→ Exercise directions
Which lines hold the string "this"? Copy every one of them.

-- start of Provided information --

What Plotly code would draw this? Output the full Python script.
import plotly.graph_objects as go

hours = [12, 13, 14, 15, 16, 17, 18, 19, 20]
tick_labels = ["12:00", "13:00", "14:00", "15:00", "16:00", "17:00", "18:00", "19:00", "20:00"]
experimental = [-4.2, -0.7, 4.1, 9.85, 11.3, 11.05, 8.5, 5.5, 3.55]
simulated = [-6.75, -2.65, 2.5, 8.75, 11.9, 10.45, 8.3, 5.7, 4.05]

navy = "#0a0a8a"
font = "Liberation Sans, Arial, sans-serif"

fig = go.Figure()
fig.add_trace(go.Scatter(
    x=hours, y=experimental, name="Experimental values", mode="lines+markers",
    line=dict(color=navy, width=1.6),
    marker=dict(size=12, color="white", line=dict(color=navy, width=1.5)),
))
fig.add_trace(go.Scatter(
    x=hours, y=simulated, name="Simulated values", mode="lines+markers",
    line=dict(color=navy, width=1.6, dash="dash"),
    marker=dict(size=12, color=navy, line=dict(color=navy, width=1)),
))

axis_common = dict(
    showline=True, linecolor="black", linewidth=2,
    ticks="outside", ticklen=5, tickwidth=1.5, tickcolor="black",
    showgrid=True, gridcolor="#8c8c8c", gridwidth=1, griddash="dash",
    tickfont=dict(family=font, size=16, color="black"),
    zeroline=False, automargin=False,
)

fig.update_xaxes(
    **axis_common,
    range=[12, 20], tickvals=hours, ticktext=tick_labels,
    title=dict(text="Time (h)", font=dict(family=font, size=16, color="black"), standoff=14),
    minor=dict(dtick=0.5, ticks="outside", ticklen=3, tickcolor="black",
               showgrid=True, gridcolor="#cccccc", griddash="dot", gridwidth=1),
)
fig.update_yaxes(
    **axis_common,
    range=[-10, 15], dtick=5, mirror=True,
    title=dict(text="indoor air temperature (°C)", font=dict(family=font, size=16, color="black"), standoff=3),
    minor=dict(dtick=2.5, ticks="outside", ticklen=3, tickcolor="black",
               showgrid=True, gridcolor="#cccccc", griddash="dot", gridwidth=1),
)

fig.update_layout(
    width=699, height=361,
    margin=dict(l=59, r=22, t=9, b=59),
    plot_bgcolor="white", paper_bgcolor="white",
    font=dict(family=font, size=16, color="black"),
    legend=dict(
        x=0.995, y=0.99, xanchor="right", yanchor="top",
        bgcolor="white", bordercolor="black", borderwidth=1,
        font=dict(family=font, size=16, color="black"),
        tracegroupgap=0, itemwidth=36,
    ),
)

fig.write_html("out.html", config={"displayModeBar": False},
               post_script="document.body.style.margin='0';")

-- end of Provided information --
-- start of Provided information --

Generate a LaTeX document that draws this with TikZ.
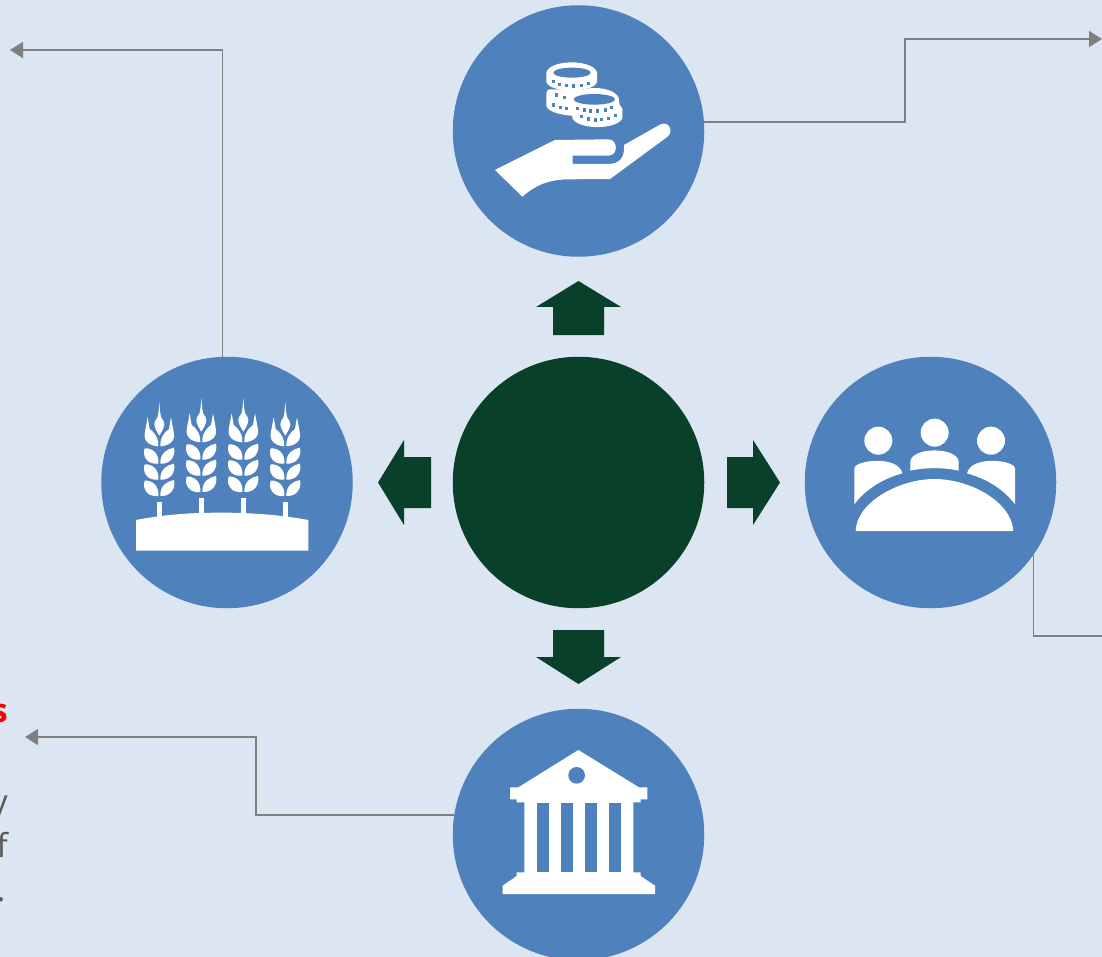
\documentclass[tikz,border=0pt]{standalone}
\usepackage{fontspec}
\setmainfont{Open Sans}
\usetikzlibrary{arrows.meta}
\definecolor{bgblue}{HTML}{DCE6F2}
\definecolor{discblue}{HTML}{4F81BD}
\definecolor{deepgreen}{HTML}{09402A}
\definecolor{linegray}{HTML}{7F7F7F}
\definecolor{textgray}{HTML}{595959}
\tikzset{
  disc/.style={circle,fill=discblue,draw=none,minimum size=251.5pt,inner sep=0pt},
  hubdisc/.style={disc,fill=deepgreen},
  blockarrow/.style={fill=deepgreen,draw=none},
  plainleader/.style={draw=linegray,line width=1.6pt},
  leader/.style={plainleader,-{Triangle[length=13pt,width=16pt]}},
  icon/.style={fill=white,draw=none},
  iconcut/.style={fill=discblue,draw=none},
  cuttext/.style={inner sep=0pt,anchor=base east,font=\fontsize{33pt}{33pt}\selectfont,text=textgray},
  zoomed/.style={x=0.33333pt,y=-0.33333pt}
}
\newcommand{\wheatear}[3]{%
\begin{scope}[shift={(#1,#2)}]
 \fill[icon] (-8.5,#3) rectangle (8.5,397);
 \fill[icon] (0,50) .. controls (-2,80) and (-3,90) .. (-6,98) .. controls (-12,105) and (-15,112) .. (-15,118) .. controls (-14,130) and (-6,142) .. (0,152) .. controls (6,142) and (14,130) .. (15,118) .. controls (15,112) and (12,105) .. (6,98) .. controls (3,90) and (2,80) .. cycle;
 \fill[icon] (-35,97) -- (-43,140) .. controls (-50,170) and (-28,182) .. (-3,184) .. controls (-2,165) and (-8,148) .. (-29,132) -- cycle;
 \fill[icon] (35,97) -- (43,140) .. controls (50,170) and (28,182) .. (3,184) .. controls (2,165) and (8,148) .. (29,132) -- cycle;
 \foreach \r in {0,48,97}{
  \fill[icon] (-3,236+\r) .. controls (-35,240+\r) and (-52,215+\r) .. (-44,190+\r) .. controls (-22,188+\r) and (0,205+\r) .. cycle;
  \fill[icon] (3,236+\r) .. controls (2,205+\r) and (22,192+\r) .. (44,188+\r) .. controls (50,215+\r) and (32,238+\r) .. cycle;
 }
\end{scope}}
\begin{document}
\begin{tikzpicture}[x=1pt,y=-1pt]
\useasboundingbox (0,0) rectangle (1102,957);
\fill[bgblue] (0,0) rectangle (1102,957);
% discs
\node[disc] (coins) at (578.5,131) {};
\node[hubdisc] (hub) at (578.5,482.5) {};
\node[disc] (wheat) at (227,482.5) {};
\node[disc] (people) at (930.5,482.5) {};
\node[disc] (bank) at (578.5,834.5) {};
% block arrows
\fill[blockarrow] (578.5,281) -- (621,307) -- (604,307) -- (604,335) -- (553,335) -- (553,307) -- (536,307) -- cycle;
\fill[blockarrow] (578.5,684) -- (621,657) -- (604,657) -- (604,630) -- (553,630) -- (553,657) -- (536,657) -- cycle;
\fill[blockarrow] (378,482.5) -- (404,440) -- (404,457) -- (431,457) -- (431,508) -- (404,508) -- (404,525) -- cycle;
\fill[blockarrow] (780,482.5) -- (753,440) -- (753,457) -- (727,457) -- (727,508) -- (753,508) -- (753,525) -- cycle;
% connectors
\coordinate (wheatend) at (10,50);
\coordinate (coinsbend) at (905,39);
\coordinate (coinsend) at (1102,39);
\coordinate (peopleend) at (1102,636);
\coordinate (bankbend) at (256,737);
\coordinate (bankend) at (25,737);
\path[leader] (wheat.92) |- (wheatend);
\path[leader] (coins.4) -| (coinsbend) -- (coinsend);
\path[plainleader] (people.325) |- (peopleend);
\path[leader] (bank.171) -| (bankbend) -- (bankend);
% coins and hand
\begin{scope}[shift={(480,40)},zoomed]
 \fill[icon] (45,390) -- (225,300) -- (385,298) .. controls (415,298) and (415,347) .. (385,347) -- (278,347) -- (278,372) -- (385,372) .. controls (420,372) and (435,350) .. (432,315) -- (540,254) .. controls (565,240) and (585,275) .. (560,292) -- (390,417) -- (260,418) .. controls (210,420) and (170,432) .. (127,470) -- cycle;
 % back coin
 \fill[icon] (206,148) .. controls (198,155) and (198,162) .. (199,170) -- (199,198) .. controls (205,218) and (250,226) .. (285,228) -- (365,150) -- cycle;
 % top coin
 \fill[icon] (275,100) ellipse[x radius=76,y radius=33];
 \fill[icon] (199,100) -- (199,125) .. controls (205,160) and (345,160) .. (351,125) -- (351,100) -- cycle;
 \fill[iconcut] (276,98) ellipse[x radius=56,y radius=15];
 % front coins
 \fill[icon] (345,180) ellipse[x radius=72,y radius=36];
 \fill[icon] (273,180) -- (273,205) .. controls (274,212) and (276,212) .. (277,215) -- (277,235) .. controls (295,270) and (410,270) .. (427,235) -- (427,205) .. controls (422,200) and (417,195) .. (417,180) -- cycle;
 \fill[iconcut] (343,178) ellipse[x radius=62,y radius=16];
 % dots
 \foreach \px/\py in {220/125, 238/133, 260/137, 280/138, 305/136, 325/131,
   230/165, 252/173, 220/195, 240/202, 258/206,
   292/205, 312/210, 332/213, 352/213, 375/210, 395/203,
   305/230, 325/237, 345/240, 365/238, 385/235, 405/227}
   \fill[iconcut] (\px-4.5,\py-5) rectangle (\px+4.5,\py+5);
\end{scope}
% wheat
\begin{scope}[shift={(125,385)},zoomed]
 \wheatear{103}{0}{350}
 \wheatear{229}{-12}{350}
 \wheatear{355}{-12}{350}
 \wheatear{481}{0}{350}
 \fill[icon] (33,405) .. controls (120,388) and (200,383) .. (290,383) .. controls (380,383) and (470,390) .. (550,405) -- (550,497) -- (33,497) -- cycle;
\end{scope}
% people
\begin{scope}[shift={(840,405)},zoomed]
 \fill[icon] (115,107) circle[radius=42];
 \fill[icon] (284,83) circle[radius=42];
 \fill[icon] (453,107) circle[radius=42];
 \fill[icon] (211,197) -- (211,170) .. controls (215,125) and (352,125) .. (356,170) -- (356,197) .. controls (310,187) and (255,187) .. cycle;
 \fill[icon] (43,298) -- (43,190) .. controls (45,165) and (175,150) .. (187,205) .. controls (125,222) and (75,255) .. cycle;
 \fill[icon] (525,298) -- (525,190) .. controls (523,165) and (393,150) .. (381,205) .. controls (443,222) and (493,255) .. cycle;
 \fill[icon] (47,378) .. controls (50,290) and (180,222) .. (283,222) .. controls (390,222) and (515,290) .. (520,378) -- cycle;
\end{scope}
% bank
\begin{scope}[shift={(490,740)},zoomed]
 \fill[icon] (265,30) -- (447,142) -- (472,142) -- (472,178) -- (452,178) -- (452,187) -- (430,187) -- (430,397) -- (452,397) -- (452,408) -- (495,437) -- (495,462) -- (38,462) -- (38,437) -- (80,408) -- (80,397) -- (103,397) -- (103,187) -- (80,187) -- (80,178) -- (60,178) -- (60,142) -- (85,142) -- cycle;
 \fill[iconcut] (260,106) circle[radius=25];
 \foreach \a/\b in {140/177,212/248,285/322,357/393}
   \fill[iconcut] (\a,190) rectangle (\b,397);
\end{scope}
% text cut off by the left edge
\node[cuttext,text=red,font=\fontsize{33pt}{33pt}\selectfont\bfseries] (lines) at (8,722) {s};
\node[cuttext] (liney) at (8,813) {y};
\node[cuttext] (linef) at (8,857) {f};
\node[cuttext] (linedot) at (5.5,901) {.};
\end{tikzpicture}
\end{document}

-- end of Provided information --
-- start of Provided information --

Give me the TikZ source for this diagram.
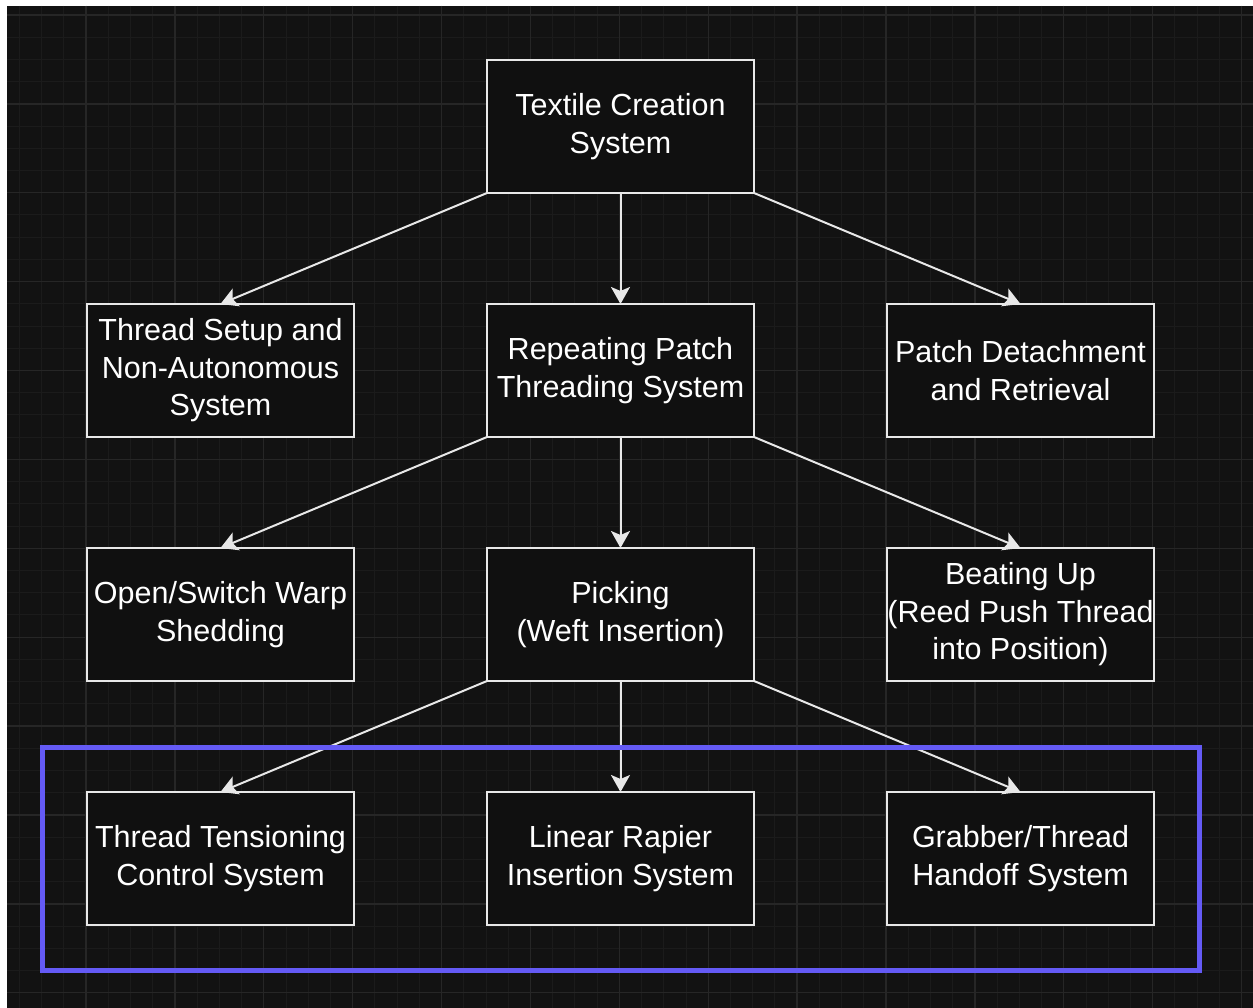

-- end of Provided information --

→ Solution to the exercise
What Plotly code would draw this? Output the full Python script.
Generate a LaTeX document that draws this with TikZ.
Give me the TikZ source for this diagram.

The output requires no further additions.